To prove this point scientifically, let’s look at studies that address the following question: do isocaloric diets that result in higher insulin levels increase body fatness?

One study had 8 participants consume a high-carbohydrate diet (60% CHO) for 7 days and a high-fat diet (60% fat) for 7 days and measured total energy expenditure and nutrient oxidation.

The study showed that the composition of the diet did not effect total energy expenditure (a key component to long-term weight gain) but DID “rapidly shift substrate oxidation to closely reflect the composition of the diet” 1.

Related: 10 Unusual Carbohydrates You’ve Probably Never Eaten

Recently, a study exploring diets that contained 70% carbohydrates showed that it was possible to lose weight and improve insulin sensitivity.

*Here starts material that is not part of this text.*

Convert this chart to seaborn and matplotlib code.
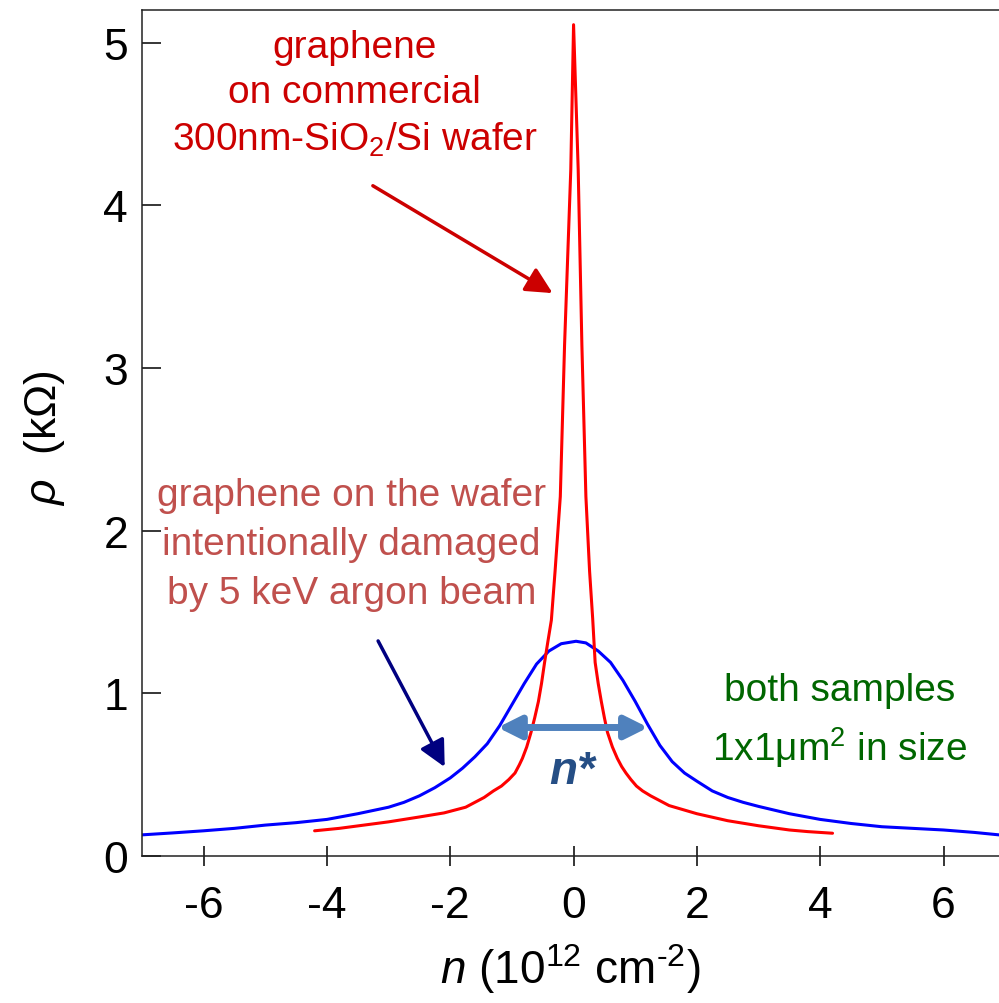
import numpy as np
import pandas as pd
import matplotlib
matplotlib.use("Agg")
import matplotlib.pyplot as plt
import seaborn as sns

# valeurs : n en 10^12 cm^-2, rho en kOhm
n_pristine = [-4.2, -3.8, -3.5, -3.0, -2.5, -2.1, -1.75, -1.45, -1.3, -1.17,
              -1.05, -0.95, -0.88, -0.83, -0.76, -0.69, -0.63, -0.57, -0.52,
              -0.47, -0.42, -0.36, -0.30, -0.215, -0.146, -0.045, 0.0,
              0.075, 0.135, 0.20, 0.26, 0.31, 0.35, 0.40, 0.45, 0.50, 0.55,
              0.63, 0.71, 0.78, 0.85, 0.93, 1.02, 1.12, 1.25, 1.55, 2.0,
              2.5, 3.0, 3.5, 3.8, 4.2]
rho_pristine = [0.155, 0.17, 0.185, 0.21, 0.24, 0.265, 0.30, 0.36, 0.40, 0.43,
                0.47, 0.51, 0.56, 0.60, 0.67, 0.76, 0.85, 0.95, 1.06,
                1.19, 1.31, 1.45, 1.75, 2.21, 3.14, 4.22, 5.11,
                4.22, 3.14, 2.21, 1.75, 1.46, 1.19, 1.06, 0.95, 0.85, 0.76,
                0.67, 0.60, 0.55, 0.51, 0.47, 0.43, 0.40, 0.37, 0.31, 0.26,
                0.217, 0.186, 0.16, 0.15, 0.14]

n_damaged = [-7.0, -6.5, -6.0, -5.5, -5.0, -4.5, -4.0, -3.5, -3.0, -2.75,
             -2.5, -2.25, -2.0, -1.8, -1.6, -1.4, -1.2, -1.0, -0.8, -0.6,
             -0.4, -0.2, 0.04, 0.2, 0.4, 0.6, 0.8, 1.0, 1.2, 1.4, 1.6, 1.8,
             2.0, 2.25, 2.5, 2.75, 3.0, 3.5, 4.0, 4.5, 5.0, 5.5, 6.0, 6.5, 6.9]
rho_damaged = [0.13, 0.142, 0.155, 0.17, 0.19, 0.205, 0.225, 0.26, 0.30, 0.33,
               0.37, 0.42, 0.48, 0.54, 0.61, 0.69, 0.80, 0.93, 1.06, 1.18,
               1.26, 1.305, 1.32, 1.31, 1.26, 1.19, 1.08, 0.95, 0.81, 0.68,
               0.58, 0.51, 0.46, 0.40, 0.36, 0.33, 0.305, 0.26, 0.225, 0.20,
               0.18, 0.17, 0.16, 0.145, 0.13]

x_ticks = [-6, -4, -2, 0, 2, 4, 6]
y_ticks = [0, 1, 2, 3, 4, 5]

df_p = pd.DataFrame({'n': n_pristine, 'rho': rho_pristine})
df_d = pd.DataFrame({'n': n_damaged, 'rho': rho_damaged})

sns.set_style("ticks")
plt.rcParams['font.family'] = ['Liberation Sans', 'DejaVu Sans']
plt.rcParams['axes.unicode_minus'] = False
plt.rcParams['mathtext.fontset'] = 'custom'
plt.rcParams['mathtext.rm'] = 'Liberation Sans'
plt.rcParams['mathtext.it'] = 'Liberation Sans:italic'
plt.rcParams['mathtext.bf'] = 'Liberation Sans:bold'
plt.rcParams['text.color'] = 'black'
plt.rcParams['axes.labelcolor'] = 'black'
plt.rcParams['xtick.color'] = 'black'
plt.rcParams['ytick.color'] = 'black'

fig = plt.figure(figsize=(9.99, 10.04), dpi=100)
ax = fig.add_axes([0.1421, 0.1464, 0.8579, 0.8426])

sns.lineplot(data=df_d, x='n', y='rho', color='#0000ff', lw=2.2,
             sort=False, estimator=None, ax=ax)
sns.lineplot(data=df_p, x='n', y='rho', color='#ff0000', lw=2.2,
             sort=False, estimator=None, ax=ax)

ax.set_xlim(-7, 6.9)
ax.set_ylim(0, 5.2)
ax.set_xticks(x_ticks)
ax.set_yticks(y_ticks)
ax.tick_params(axis='x', direction='inout', length=14.4, width=1.1,
               labelsize=32, pad=14, colors='black')
ax.tick_params(axis='y', direction='in', length=13.7, width=1.1,
               labelsize=32, pad=10, colors='black')
for s in ['left', 'bottom', 'top']:
    ax.spines[s].set_linewidth(1.1)
    ax.spines[s].set_color('#222222')
ax.spines['right'].set_visible(False)

ax.set_xlabel(r'$\mathit{n}$ (10$^{12}$ cm$^{\text{-2}}$)', fontsize=33)
ax.set_ylabel(r'$\mathit{\rho}$  (k$\Omega$)', fontsize=32)
ax.xaxis.set_label_coords(0.5, -0.100)
ax.yaxis.set_label_coords(-0.0875, 0.495)

# annotations
ax.text(-3.55, 4.686, 'graphene\non commercial\n300nm-SiO$_2$/Si wafer',
        color='#cc0000', fontsize=28, ha='center', va='center',
        linespacing=1.33)
ax.annotate('', xy=(-0.34, 3.46), xytext=(-3.255, 4.12),
            arrowprops=dict(arrowstyle='-|>', color='#cc0000', lw=2.5,
                            mutation_scale=40, shrinkA=0, shrinkB=0))

ax.text(-3.6, 1.916, 'graphene on the wafer\nintentionally damaged\nby 5 keV argon beam',
        color='#c0504d', fontsize=28, ha='center', va='center',
        linespacing=1.47)
ax.annotate('', xy=(-2.09, 0.547), xytext=(-3.17, 1.322),
            arrowprops=dict(arrowstyle='-|>', color='#000080', lw=2.5,
                            mutation_scale=40, shrinkA=0, shrinkB=0))

ax.text(4.31, 0.833, 'both samples\n1x1\u03bcm$^2$ in size',
        color='#006600', fontsize=28, ha='center', va='center',
        linespacing=1.45)

ax.annotate('', xy=(1.21, 0.79), xytext=(-1.23, 0.79),
            arrowprops=dict(arrowstyle='<|-|>', color='#4f81bd', lw=5,
                            mutation_scale=34, shrinkA=0, shrinkB=0))
ax.text(-0.03, 0.52, 'n*', color='#254e85', fontsize=33, fontweight='bold',
        fontstyle='italic', ha='center', va='center')

fig.savefig('out.png', dpi=100)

That alone should cast some doubt in your mind2.

Another study, conducted by Dr. Kevin Hall, showed that calorie for calorie, fat restriction leads to greater weight loss than carbohydrate restriction over short periods3.  This suggests that insulin signaling plays a major role in determining whether fat or carbohydrates are used as a primary fuel source, but not a major role in overall energy expenditure.

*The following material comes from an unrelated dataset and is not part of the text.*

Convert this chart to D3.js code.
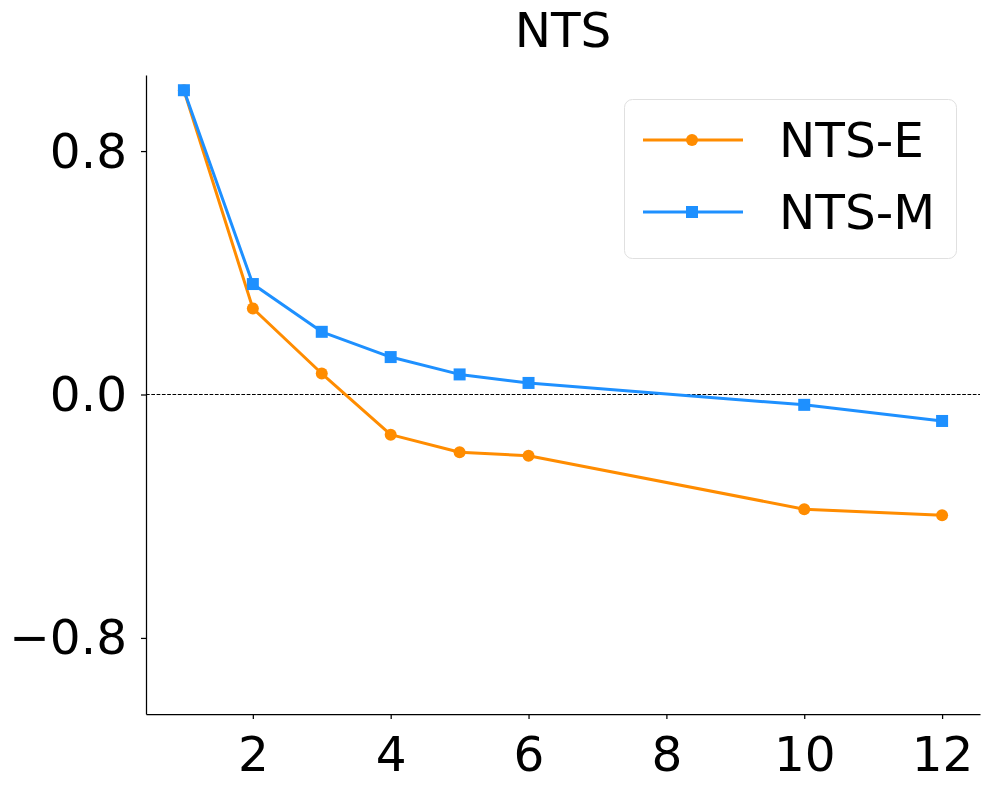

Additionally, if insulin were the driving factor in body fatness we would expect virtually all overweight or obese individuals to have elevated insulin levels to cause weight gain. Such is not always the case. In fact, there is a large portion of overweight individuals with normal, “healthy” insulin signaling4. This again points to insulin not being a primary component of body fat regulation

WHAT ABOUT PROTEIN AND INSULIN?

We should also point to one critical piece of evidence, protein also elicits an insulin response. In fact, some high-protein foods elicit a greater insulin response than high-carbohydrate foods (has your brain exploded yet? I know mine did when I first read these articles)5,6.

Why is this important? Well the most consistent finding from nutritional research is that diets higher in protein are effective in reducing body-fatness. Whey protein specifically has been shown to elicit large insulin responses yet it has been repeatedly shown to help reduce body fat in wide ranges of populations.

So if insulin were the main culprit in body-fatness than consuming protein would also encourage fat accumulation and not fat loss.

THE FINAL SAY

When we take all this information, we can draw the conclusion that insulin is a substrate regulator. It switches your body from burning mostly fat to mostly carbohydrate, promotes glycogen synthesis, and protein synthesis if necessary.

In a metabolically healthy individual, the metabolism is flexible and robust enough to handle fluctuations in substrate and maintain leanness even in the presence of a high-carbohydrate intake.  Only in the presence of excess energy does insulin truly promote a fat-accumulating environment, even then our body has a nifty way of attempting to attenuate that environment.